Work through the data line by line, gathering every line that has the word "chart".

__Data extract__
++++++++++++++++++++

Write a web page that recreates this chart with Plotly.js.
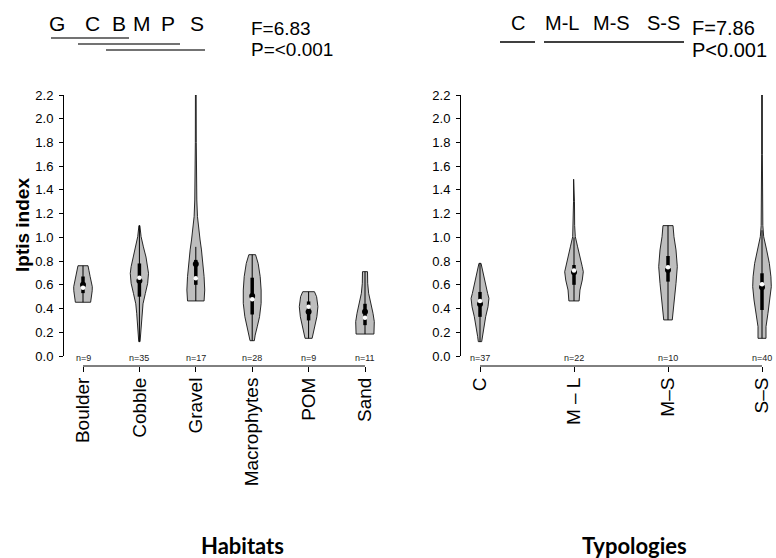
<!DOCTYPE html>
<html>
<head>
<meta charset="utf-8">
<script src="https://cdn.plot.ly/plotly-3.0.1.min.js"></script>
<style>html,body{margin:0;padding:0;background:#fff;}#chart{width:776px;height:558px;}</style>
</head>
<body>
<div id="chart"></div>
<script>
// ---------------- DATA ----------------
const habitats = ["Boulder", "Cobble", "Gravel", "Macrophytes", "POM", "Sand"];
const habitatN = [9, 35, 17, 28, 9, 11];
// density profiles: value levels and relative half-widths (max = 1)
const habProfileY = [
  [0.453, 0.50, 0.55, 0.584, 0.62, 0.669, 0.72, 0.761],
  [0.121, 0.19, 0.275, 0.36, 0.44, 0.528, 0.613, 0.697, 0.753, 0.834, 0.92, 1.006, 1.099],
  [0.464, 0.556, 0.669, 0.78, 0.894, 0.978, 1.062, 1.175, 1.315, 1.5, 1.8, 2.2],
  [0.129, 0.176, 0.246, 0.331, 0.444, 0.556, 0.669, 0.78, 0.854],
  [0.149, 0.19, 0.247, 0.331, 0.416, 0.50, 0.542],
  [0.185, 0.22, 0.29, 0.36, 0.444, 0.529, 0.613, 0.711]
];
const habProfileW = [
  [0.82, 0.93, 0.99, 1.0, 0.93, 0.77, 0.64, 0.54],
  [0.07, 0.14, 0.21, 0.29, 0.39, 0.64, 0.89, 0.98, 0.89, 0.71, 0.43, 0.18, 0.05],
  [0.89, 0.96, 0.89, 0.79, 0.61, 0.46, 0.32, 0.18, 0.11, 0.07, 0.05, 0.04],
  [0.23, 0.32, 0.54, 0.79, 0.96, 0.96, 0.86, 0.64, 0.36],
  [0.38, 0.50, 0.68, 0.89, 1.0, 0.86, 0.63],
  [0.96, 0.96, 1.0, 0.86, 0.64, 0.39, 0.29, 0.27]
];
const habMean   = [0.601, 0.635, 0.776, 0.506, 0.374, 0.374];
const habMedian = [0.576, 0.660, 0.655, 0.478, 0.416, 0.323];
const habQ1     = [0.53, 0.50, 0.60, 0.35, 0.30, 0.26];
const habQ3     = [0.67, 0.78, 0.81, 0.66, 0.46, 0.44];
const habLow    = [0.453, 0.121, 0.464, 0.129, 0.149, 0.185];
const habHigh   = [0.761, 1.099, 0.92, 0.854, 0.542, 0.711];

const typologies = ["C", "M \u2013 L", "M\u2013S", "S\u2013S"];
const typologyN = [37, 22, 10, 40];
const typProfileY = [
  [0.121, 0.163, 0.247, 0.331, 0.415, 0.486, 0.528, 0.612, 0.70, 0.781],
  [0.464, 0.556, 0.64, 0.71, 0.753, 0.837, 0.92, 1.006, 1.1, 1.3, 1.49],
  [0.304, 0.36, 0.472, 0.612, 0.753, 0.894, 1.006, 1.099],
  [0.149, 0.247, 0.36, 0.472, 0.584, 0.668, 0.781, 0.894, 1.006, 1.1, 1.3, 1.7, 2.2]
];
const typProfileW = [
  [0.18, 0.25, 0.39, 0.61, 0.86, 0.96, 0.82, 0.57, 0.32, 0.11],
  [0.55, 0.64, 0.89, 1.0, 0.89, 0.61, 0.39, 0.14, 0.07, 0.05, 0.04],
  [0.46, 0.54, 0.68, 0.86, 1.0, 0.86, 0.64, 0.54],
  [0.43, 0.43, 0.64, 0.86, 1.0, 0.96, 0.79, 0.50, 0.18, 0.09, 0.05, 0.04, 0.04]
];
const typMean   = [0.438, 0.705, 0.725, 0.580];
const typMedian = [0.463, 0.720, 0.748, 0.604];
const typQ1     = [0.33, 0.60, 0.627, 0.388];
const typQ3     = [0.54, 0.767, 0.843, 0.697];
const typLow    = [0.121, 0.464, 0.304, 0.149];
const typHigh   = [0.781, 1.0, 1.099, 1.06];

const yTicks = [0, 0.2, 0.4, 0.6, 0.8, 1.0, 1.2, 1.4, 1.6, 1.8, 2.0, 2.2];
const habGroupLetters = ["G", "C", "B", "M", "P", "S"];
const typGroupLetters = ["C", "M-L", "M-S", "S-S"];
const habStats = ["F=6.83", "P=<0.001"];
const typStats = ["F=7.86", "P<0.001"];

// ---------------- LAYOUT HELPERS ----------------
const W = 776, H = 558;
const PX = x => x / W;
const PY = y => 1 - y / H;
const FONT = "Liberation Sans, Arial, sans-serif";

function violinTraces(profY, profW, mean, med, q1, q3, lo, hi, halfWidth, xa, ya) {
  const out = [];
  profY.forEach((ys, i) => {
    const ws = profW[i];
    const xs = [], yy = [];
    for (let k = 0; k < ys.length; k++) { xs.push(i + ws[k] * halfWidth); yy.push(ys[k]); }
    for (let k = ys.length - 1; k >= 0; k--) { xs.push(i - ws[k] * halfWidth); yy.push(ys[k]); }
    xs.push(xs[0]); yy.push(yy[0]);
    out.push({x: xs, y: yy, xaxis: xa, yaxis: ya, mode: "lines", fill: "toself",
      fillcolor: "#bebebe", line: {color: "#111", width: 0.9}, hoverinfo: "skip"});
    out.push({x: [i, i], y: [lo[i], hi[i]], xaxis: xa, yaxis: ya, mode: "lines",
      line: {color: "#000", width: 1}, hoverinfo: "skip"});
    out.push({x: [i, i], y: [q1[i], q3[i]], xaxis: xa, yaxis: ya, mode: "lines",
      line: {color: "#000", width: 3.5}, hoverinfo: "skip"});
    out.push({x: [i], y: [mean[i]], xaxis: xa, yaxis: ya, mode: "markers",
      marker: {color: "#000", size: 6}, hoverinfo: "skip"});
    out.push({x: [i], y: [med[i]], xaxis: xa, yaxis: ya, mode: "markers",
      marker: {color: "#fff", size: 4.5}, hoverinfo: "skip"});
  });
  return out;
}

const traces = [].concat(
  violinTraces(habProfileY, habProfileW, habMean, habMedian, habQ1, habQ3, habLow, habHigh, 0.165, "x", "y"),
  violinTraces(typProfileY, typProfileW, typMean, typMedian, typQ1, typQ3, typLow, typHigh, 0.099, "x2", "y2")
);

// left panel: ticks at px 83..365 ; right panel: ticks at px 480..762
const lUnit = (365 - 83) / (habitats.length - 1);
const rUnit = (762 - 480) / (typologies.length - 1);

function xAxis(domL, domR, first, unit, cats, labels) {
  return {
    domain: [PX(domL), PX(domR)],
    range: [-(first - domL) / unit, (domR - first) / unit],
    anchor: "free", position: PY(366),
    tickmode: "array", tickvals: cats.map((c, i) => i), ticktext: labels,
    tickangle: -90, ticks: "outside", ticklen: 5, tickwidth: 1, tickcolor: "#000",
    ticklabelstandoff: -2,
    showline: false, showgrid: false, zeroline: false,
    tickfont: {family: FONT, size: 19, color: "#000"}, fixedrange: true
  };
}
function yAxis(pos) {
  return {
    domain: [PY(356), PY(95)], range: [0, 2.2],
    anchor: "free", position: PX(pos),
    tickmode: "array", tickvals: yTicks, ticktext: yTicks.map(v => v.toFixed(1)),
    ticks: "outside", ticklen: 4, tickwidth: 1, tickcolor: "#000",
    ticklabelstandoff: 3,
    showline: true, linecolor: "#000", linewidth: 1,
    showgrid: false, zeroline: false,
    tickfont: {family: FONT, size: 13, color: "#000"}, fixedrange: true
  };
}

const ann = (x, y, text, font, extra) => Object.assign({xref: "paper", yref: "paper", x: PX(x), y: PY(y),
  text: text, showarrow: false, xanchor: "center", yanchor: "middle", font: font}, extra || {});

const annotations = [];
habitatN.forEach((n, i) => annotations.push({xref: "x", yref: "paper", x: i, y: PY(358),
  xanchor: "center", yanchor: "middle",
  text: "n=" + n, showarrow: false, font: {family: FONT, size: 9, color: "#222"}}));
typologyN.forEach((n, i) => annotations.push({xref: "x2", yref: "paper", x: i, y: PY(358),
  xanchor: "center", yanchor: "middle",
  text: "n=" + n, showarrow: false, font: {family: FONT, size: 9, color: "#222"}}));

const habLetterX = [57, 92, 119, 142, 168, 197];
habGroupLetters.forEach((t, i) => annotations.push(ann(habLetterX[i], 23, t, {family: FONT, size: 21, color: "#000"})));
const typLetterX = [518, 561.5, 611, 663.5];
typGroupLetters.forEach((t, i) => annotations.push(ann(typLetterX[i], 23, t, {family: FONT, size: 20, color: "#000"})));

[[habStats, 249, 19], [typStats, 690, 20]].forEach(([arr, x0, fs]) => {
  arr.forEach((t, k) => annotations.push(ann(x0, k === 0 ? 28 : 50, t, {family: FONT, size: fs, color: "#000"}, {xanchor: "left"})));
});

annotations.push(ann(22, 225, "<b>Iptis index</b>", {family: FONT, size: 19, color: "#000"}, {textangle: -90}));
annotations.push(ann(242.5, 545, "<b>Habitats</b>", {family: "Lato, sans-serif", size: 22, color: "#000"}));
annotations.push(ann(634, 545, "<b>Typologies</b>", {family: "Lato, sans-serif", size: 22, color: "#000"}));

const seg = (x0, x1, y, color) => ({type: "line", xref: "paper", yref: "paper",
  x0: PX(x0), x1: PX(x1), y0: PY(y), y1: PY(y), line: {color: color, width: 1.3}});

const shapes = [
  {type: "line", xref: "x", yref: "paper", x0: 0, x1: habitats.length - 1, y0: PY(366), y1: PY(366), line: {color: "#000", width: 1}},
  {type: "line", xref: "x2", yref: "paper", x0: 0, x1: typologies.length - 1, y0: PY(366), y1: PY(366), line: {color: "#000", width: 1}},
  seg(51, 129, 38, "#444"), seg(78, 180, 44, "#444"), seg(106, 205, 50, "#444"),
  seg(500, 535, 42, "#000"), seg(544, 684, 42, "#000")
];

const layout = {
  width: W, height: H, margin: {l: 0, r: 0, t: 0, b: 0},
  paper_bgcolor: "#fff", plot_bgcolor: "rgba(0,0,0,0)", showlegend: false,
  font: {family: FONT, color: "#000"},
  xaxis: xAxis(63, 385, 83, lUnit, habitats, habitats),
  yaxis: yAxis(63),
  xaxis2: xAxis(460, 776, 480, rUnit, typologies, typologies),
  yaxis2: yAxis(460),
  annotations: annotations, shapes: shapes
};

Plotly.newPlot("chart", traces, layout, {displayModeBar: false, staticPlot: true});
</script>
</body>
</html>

++++++++++++++++++++

__Output for this task__
Write a web page that recreates this chart with Plotly.js.
<style>html,body{margin:0;padding:0;background:#fff;}#chart{width:776px;height:558px;}</style>
<div id="chart"></div>
Plotly.newPlot("chart", traces, layout, {displayModeBar: false, staticPlot: true});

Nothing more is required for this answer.